I finally sat down with io_uring this week, several years after everyone said I should, and the short version is that the model is genuinely lovely and the operational reality is more interesting than the benchmarks let on.
The thing it fixes is the syscall tax. The old way, with epoll, you wait for readiness and then make a syscall to actually do the read, and another for the write, and so on. Per operation, per connection, that adds up. io_uring flips it: you fill a submission queue with the operations you want, the kernel does them, and you pick the results up off a completion queue. You can batch a pile of work and hand it over in a single io_uring_enter, or with a polled setup, none at all. Submission and completion are shared ring buffers between you and the kernel, hence the name.
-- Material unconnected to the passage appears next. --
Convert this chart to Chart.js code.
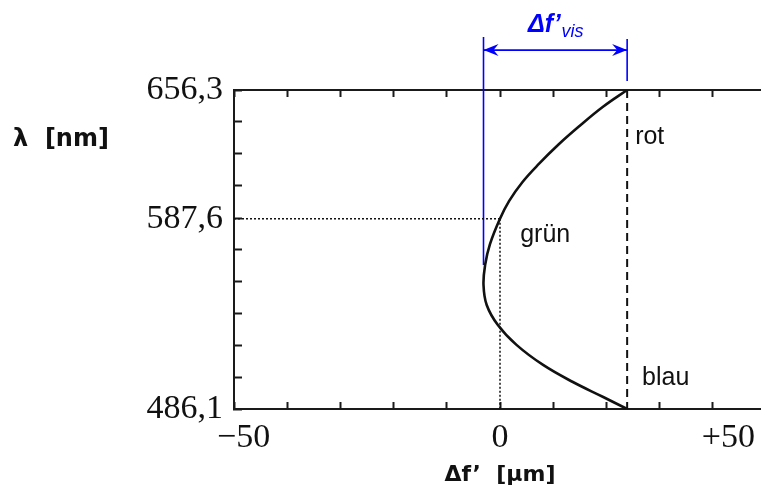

The first thing I noticed wasn't speed, it was the shape of the code. With liburing the loop reads naturally: prepare the operations, submit, reap completions, repeat.
struct io_uring_sqe *sqe = io_uring_get_sqe(&ring);
io_uring_prep_read(sqe, fd, buf, len, offset);
io_uring_sqe_set_data(sqe, conn);
io_uring_submit(&ring);
struct io_uring_cqe *cqe;
io_uring_wait_cqe(&ring, &cqe);
struct conn *c = io_uring_cqe_get_data(cqe);
/* cqe->res is the byte count, or -errno */
io_uring_cqe_seen(&ring, cqe);
What I liked is that the same machinery handles disk and network. epoll never really did files; you'd bolt on a thread pool for anything that might block on storage. Here, a buffered read and a socket recv go through the same ring. That uniformity is the bit that feels like progress, more than any throughput figure.
Now the caveats, because there are always caveats. The interface has moved fast across kernel versions, and the operation you read about in a blog post may not exist on the kernel you actually run in production. I tested on a recent kernel and got a different feature set than the slightly older one on a box I care about. Pin your assumptions to a kernel version, not to a blog.
The other thing is that io_uring has been a steady source of security advisories, enough that several large operators have simply disabled it via kernel.io_uring_disabled rather than audit every code path. That sysctl exists for a reason. If you're deploying this somewhere serious, that's a conversation to have with whoever owns your threat model before you reach for the performance.
So, first impressions: the programming model is the best thing to happen to Linux async I/O in a long while, and I enjoyed writing against it far more than I expected. I'm not rushing it onto anything I'd get paged for, but for a side project where I control the kernel and the blast radius, it's a delight. I'll be back with real numbers once I've stopped admiring the API long enough to measure it.